Provided data –
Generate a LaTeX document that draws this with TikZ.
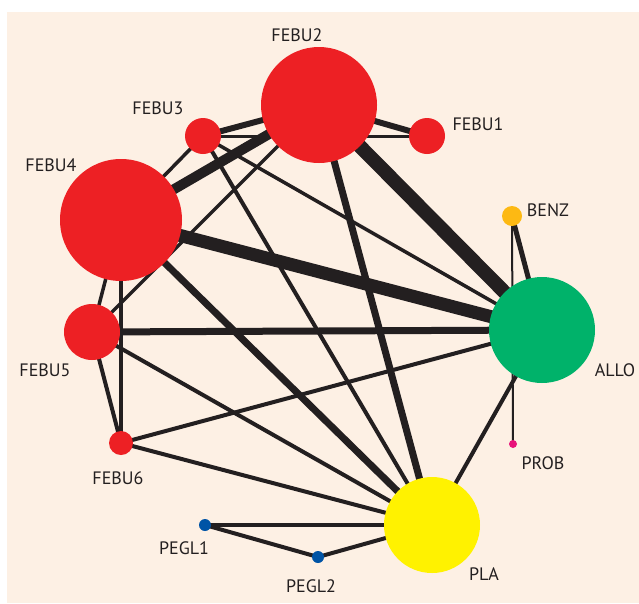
\documentclass[tikz,border=0pt]{standalone}
\usepackage{fontspec}
\setmainfont{PT Sans}
\definecolor{fundo}{RGB}{253,240,228}
\definecolor{vermelho}{RGB}{237,32,36}
\definecolor{verde}{RGB}{0,178,106}
\definecolor{amarelo}{RGB}{255,242,0}
\definecolor{laranja}{RGB}{253,185,19}
\definecolor{magenta}{RGB}{232,19,122}
\definecolor{azul}{RGB}{0,84,166}
\definecolor{tinta}{RGB}{35,31,32}
\pgfdeclarelayer{camadafundo}
\pgfdeclarelayer{arestas}
\pgfsetlayers{camadafundo,arestas,main}

\begin{document}
\begin{tikzpicture}[
    x=1pt, y=-1pt,
    % Nós da rede (tratamentos)
    trat/.style={
        circle,
        inner sep=0pt,
        draw=none
    },
    % Rótulos dos tratamentos
    rotulo/.style={
        font=\fontsize{18}{20}\selectfont,
        text=tinta,
        inner sep=0pt
    },
    linha/.style={draw=tinta, line width=#1}
]

\useasboundingbox (0,0) rectangle (639,603);
\begin{pgfonlayer}{camadafundo}
\fill[fundo] (7,12) rectangle (639,603);
\end{pgfonlayer}

% ---- TRATAMENTOS FEBU ----
\node[trat, fill=vermelho, minimum size=116pt] (febu2) at (319,105) {};
\node[trat, fill=vermelho, minimum size=36pt]  (febu1) at (427,136) {};
\node[trat, fill=vermelho, minimum size=36pt]  (febu3) at (203,136) {};
\node[trat, fill=vermelho, minimum size=122pt] (febu4) at (121,220) {};
\node[trat, fill=vermelho, minimum size=56pt]  (febu5) at (92,332) {};
\node[trat, fill=vermelho, minimum size=24pt]  (febu6) at (121,443) {};

% ---- DEMAIS TRATAMENTOS ----
\node[trat, fill=verde,   minimum size=106pt] (allo)  at (542,330) {};
\node[trat, fill=amarelo, minimum size=96pt]  (pla)   at (432,525) {};
\node[trat, fill=laranja, minimum size=20pt]  (benz)  at (512,216) {};
\node[trat, fill=magenta, minimum size=8pt]   (prob)  at (513,444) {};
\node[trat, fill=azul,    minimum size=12pt]  (pegl1) at (205,525) {};
\node[trat, fill=azul,    minimum size=12pt]  (pegl2) at (318,557) {};

% ---- RÓTULOS ----
\node[rotulo] (r_febu2) at (297,35)  {FEBU2};
\node[rotulo] (r_febu1) at (478,124) {FEBU1};
\node[rotulo] (r_febu3) at (158,108) {FEBU3};
\node[rotulo] (r_febu4) at (51,165)  {FEBU4};
\node[rotulo] (r_febu5) at (45,370)  {FEBU5};
\node[rotulo] (r_febu6) at (118,478) {FEBU6};
\node[rotulo] (r_allo)  at (615,370) {ALLO};
\node[rotulo] (r_pla)   at (484,574) {PLA};
\node[rotulo] (r_benz)  at (548,210) {BENZ};
\node[rotulo] (r_prob)  at (543,463) {PROB};
\node[rotulo] (r_pegl1) at (184,548) {PEGL1};
\node[rotulo] (r_pegl2) at (311,586) {PEGL2};

% ---- COMPARAÇÕES (ARESTAS) ----
\begin{pgfonlayer}{arestas}
\draw[linha=14] (febu2.center) -- (allo.center);
\draw[linha=13] (febu4.center) -- (allo.center);
\draw[linha=10] (febu2.center) -- (febu4.center);
\draw[linha=7]  (febu2.center) -- (pla.center);
\draw[linha=7]  (febu4.center) -- (pla.center);
\draw[linha=7]  (febu5.center) -- (allo.center);
\draw[linha=6]  (febu2.center) -- (febu1.center);
\draw[linha=6]  (febu2.center) -- (febu3.center);
\draw[linha=5]  (allo.center)  -- (benz.center);

\draw[linha=4]  (febu5.center) -- (pla.center);
\draw[linha=4]  (febu6.center) -- (allo.center);
\draw[linha=4]  (febu6.center) -- (pla.center);
\draw[linha=4]  (allo.center)  -- (pla.center);
\draw[linha=4]  (pegl1.center) -- (pla.center);
\draw[linha=4]  (pegl1.center) -- (pegl2.center);
\draw[linha=4]  (pegl2.center) -- (pla.center);
\draw[linha=4]  (febu5.center) -- (febu6.center);
\draw[linha=4]  (febu4.center) -- (febu6.center);
\draw[linha=4]  (febu3.center) -- (pla.center);

\draw[linha=3.5] (febu3.center) -- (allo.center);
\draw[linha=3.5] (febu3.center) -- (febu4.center);
\draw[linha=3.5] (febu2.center) -- (febu5.center);
\draw[linha=3.5] (febu4.center) -- (febu5.center);
\draw[linha=3]   (febu3.center) -- (febu1.center);
\draw[linha=2]   (benz.center)  -- (prob.center);
\end{pgfonlayer}

\end{tikzpicture}
\end{document}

What you should do – Every line of text is to be repeated exactly; pictures are left out.

Result –
Generate a LaTeX document that draws this with TikZ.
\documentclass[tikz,border=0pt]{standalone}
\usepackage{fontspec}
\setmainfont{PT Sans}
\definecolor{fundo}{RGB}{253,240,228}
\definecolor{vermelho}{RGB}{237,32,36}
\definecolor{verde}{RGB}{0,178,106}
\definecolor{amarelo}{RGB}{255,242,0}
\definecolor{laranja}{RGB}{253,185,19}
\definecolor{magenta}{RGB}{232,19,122}
\definecolor{azul}{RGB}{0,84,166}
\definecolor{tinta}{RGB}{35,31,32}
\pgfdeclarelayer{camadafundo}
\pgfdeclarelayer{arestas}
\pgfsetlayers{camadafundo,arestas,main}

\begin{document}
\begin{tikzpicture}[
    x=1pt, y=-1pt,
    % Nós da rede (tratamentos)
    trat/.style={
        circle,
        inner sep=0pt,
        draw=none
    },
    % Rótulos dos tratamentos
    rotulo/.style={
        font=\fontsize{18}{20}\selectfont,
        text=tinta,
        inner sep=0pt
    },
    linha/.style={draw=tinta, line width=#1}
]

\useasboundingbox (0,0) rectangle (639,603);
\begin{pgfonlayer}{camadafundo}
\fill[fundo] (7,12) rectangle (639,603);
\end{pgfonlayer}

% ---- TRATAMENTOS FEBU ----
\node[trat, fill=vermelho, minimum size=116pt] (febu2) at (319,105) {};
\node[trat, fill=vermelho, minimum size=36pt]  (febu1) at (427,136) {};
\node[trat, fill=vermelho, minimum size=36pt]  (febu3) at (203,136) {};
\node[trat, fill=vermelho, minimum size=122pt] (febu4) at (121,220) {};
\node[trat, fill=vermelho, minimum size=56pt]  (febu5) at (92,332) {};
\node[trat, fill=vermelho, minimum size=24pt]  (febu6) at (121,443) {};

% ---- DEMAIS TRATAMENTOS ----
\node[trat, fill=verde,   minimum size=106pt] (allo)  at (542,330) {};
\node[trat, fill=amarelo, minimum size=96pt]  (pla)   at (432,525) {};
\node[trat, fill=laranja, minimum size=20pt]  (benz)  at (512,216) {};
\node[trat, fill=magenta, minimum size=8pt]   (prob)  at (513,444) {};
\node[trat, fill=azul,    minimum size=12pt]  (pegl1) at (205,525) {};
\node[trat, fill=azul,    minimum size=12pt]  (pegl2) at (318,557) {};

% ---- RÓTULOS ----
\node[rotulo] (r_febu2) at (297,35)  {FEBU2};
\node[rotulo] (r_febu1) at (478,124) {FEBU1};
\node[rotulo] (r_febu3) at (158,108) {FEBU3};
\node[rotulo] (r_febu4) at (51,165)  {FEBU4};
\node[rotulo] (r_febu5) at (45,370)  {FEBU5};
\node[rotulo] (r_febu6) at (118,478) {FEBU6};
\node[rotulo] (r_allo)  at (615,370) {ALLO};
\node[rotulo] (r_pla)   at (484,574) {PLA};
\node[rotulo] (r_benz)  at (548,210) {BENZ};
\node[rotulo] (r_prob)  at (543,463) {PROB};
\node[rotulo] (r_pegl1) at (184,548) {PEGL1};
\node[rotulo] (r_pegl2) at (311,586) {PEGL2};

% ---- COMPARAÇÕES (ARESTAS) ----
\begin{pgfonlayer}{arestas}
\draw[linha=14] (febu2.center) -- (allo.center);
\draw[linha=13] (febu4.center) -- (allo.center);
\draw[linha=10] (febu2.center) -- (febu4.center);
\draw[linha=7]  (febu2.center) -- (pla.center);
\draw[linha=7]  (febu4.center) -- (pla.center);
\draw[linha=7]  (febu5.center) -- (allo.center);
\draw[linha=6]  (febu2.center) -- (febu1.center);
\draw[linha=6]  (febu2.center) -- (febu3.center);
\draw[linha=5]  (allo.center)  -- (benz.center);

\draw[linha=4]  (febu5.center) -- (pla.center);
\draw[linha=4]  (febu6.center) -- (allo.center);
\draw[linha=4]  (febu6.center) -- (pla.center);
\draw[linha=4]  (allo.center)  -- (pla.center);
\draw[linha=4]  (pegl1.center) -- (pla.center);
\draw[linha=4]  (pegl1.center) -- (pegl2.center);
\draw[linha=4]  (pegl2.center) -- (pla.center);
\draw[linha=4]  (febu5.center) -- (febu6.center);
\draw[linha=4]  (febu4.center) -- (febu6.center);
\draw[linha=4]  (febu3.center) -- (pla.center);

\draw[linha=3.5] (febu3.center) -- (allo.center);
\draw[linha=3.5] (febu3.center) -- (febu4.center);
\draw[linha=3.5] (febu2.center) -- (febu5.center);
\draw[linha=3.5] (febu4.center) -- (febu5.center);
\draw[linha=3]   (febu3.center) -- (febu1.center);
\draw[linha=2]   (benz.center)  -- (prob.center);
\end{pgfonlayer}

\end{tikzpicture}
\end{document}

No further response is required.